Потребность в государственном музее авиации назрела давно. Ветеранам войны некуда вести внуков, чтобы показать, на чем они летали и бились с фашистами. В стране по большому счету остался только музей ВВС в Монино, но и он находится в плачевном состоянии. Уже давно предлагали превратить Ходынское поле в аэродром-музей. В ответ звучат одни обещания, но пока это все одни слова, а на деле мы видим, что знаменитое историческое Ходынское поле превращается в жилой массив.
— В 2003 году вышла в свет ваша книга «Штурмовики идут на цель», ставшая бестселлером как среди рядовых читателей, так и специалистов. Над чем работаете сегодня?
— Вторая мировая война еще долгое время будет приковывать к себе внимание историков. К сожалению, в последнее время появляется все больше «исследователей», не интересующихся архивными документами и воспоминаниями ветеранов. Для них важнее собственный взгляд на те или иные события. Простите, но это не взгляд, а косоглазие.
Недавно закончил изучение проблематики поставок по ленд-лизу, подготовил несколько публикаций. Вокруг этой темы создано немало мифов и домыслов. Высказываются диаметрально противоположные точки зрения, а истина как всегда посередине.
Интереснейшая тема — авиационные штрафные эскадрильи. Директива об их создании за подписью И. Сталина и А. Василевского датируется 4 августа 1942 года. Когда их организовывали, воздушные армии получили указания составить Положение о штрафных эскадрильях и создать такие авиаподразделения в каждой авиационной дивизии. Например, 8-я ВА имела 3 истребительные дивизии, по одной бомбардировочной и ночной бомбардировочной, и в каждой была создана штрафная эскадрилья. Так же было и в других армиях.

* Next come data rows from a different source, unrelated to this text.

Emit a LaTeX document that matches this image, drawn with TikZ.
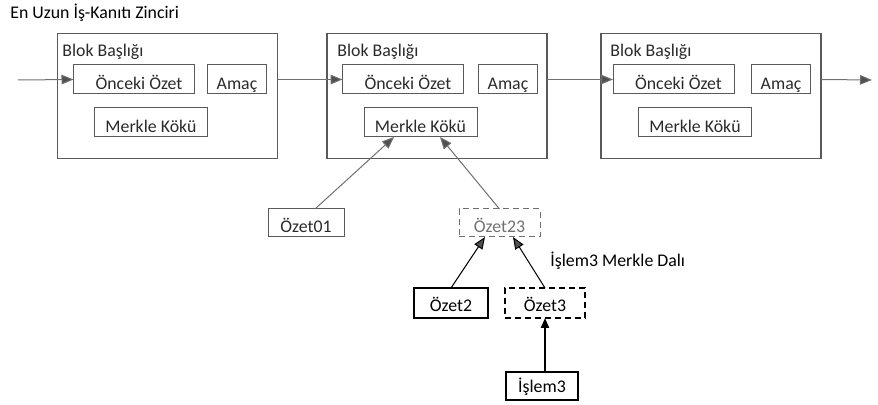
\documentclass[tikz,border=0pt]{standalone}
\usepackage{fontspec}
\setmainfont{Carlito}
\usetikzlibrary{arrows.meta,calc}
\definecolor{lgray}{HTML}{5A5A5A}
\definecolor{tgray}{HTML}{2A2A2A}
\definecolor{dgray}{HTML}{707070}
\definecolor{agray}{HTML}{505050}
\tikzset{
  fnt/.style={font=\fontsize{8.9}{10}\selectfont},
  blk/.style={draw=lgray,line width=0.6pt,inner sep=0pt,outer sep=0pt,minimum width=110pt,minimum height=62.5pt},
  ibox/.style={fnt,draw=lgray,line width=0.5pt,inner sep=0pt,outer sep=0pt,minimum height=14.5pt,text=tgray,text height=10pt,text depth=0pt},
  txt/.style={fnt,inner sep=0pt,text=tgray},
  garr/.style={draw=dgray,line width=0.5pt,-{Triangle[length=6pt,width=4.8pt,fill=agray]}},
  karr/.style={draw=black,line width=0.5pt,-{Triangle[length=6pt,width=4.8pt,fill=agray]}},
  barr/.style={draw=black,line width=1pt,-{Triangle[length=5pt,width=4pt]}},
  bbox/.style={fnt,draw=black,line width=0.8pt,inner sep=0pt,outer sep=0pt,minimum height=15pt,text=black,text height=9pt,text depth=0pt},
}
\begin{document}
\begin{tikzpicture}[x=0.5pt,y=-0.5pt]
\useasboundingbox (0,0) rectangle (878,405);
\node[txt,anchor=base west,text=black] (title) at (10,18.5) {En Uzun İş-Kanıtı Zinciri};
% blocks
\node[blk] (b1) at (167.5,96) {};
\node[blk] (b2) at (437,96) {};
\node[blk] (b3) at (711,96) {};
\node[txt,anchor=base west] (h1) at (62,57) {Blok Başlığı};
\node[txt,anchor=base west] (h2) at (337,57) {Blok Başlığı};
\node[txt,anchor=base west] (h3) at (610,57) {Blok Başlığı};
\node[ibox,minimum width=60.5pt] (p1) at (134,79.5) {};
\node[ibox,minimum width=60.5pt] (p2) at (403,79.5) {};
\node[ibox,minimum width=60.5pt] (p3) at (673.5,79.5) {};
\node[txt,anchor=base] (pt1) at (139,90) {Önceki Özet};
\node[txt,anchor=base] (pt2) at (408,90) {Önceki Özet};
\node[txt,anchor=base] (pt3) at (678.5,90) {Önceki Özet};
\node[ibox,minimum width=29.5pt] (a1) at (237,79.5) {Amaç};
\node[ibox,minimum width=29.5pt] (a2) at (508,79.5) {Amaç};
\node[ibox,minimum width=29.5pt] (a3) at (781,79.5) {Amaç};
\node[ibox,minimum width=56.5pt] (m1) at (151,122.5) {Merkle Kökü};
\node[ibox,minimum width=56.5pt] (m2) at (420.5,122.5) {Merkle Kökü};
\node[ibox,minimum width=56.5pt] (m3) at (695,122.5) {Merkle Kökü};
% chain arrows
\coordinate (in) at (18,80);
\coordinate (out) at (872,80);
\draw[garr] (in) -- (p1.west);
\draw[garr] (b1.east|-p1.west) -- (p2.west);
\draw[garr] (b2.east|-p2.west) -- (p3.west);
\draw[garr] (b3.east|-p3.west) -- (out);
% tree
\node[ibox,minimum width=38pt,minimum height=14pt] (o01) at (306,223) {Özet01};
\node[ibox,dashed,dash pattern=on 3pt off 2pt,minimum width=40.5pt,minimum height=14pt,text=dgray,draw=dgray] (o23) at (499.5,223) {Özet23};
\node[bbox,minimum width=37pt] (o2) at (451,303) {Özet2};
\node[bbox,dashed,dash pattern=on 3pt off 2pt,minimum width=40pt] (o3) at (545,303) {Özet3};
\node[bbox,minimum width=36pt,minimum height=14pt,text height=7pt] (i3) at (542,386) {İşlem3};
\node[txt,anchor=base west,text=black] (lbl) at (550,267) {İşlem3 Merkle Dalı};
\draw[garr] ($(o01.north)+(9,0)$) -- ($(m2.south)+(-26.5,0)$);
\draw[garr] (o23.north) -- ($(m2.south)+(19.5,0)$);
\draw[karr] (o2.north) -- ($(o23.south)+(-14.5,0)$);
\draw[karr] (o3.north) -- ($(o23.south)+(13.5,0)$);
\coordinate (i3t) at ($(i3.north)+(3,0)$);
\draw[barr] (i3t) -- (o3.south-|i3t);
\end{tikzpicture}
\end{document}
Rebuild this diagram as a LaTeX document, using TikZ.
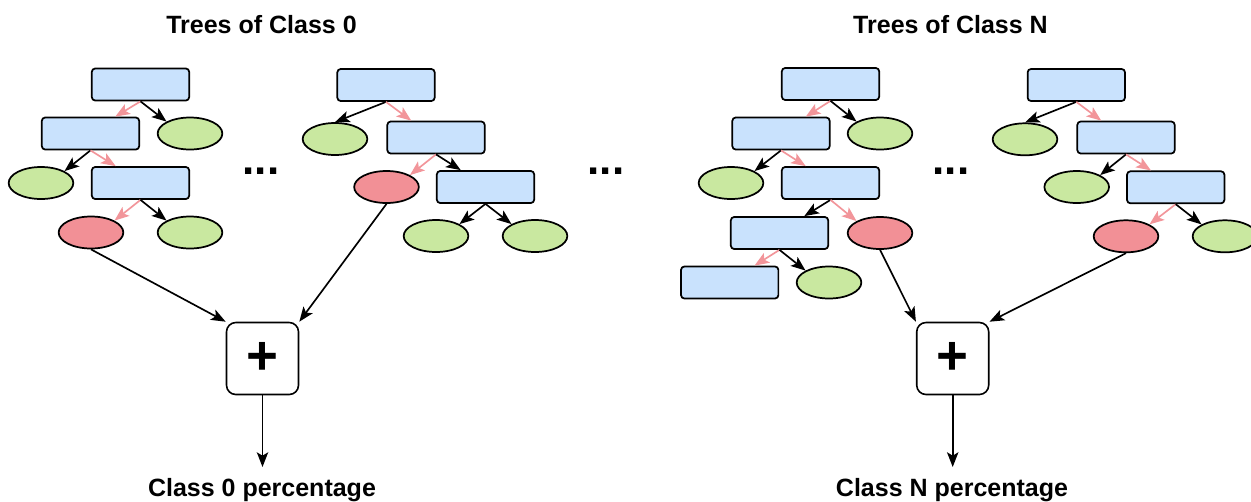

О летчиках-штрафниках, искупавших свою вину в боях, не говорили по разным причинам. Прежде всего эта тема очень щепетильная, и с наскока ее взять невозможно. Многие летчики-штрафники впоследствии были удостоены званий Героев Советского Союза, а некоторые — дважды. Из этой когорты вышли даже авиационные генералы и маршалы. Все это заслуживает отдельного разговора.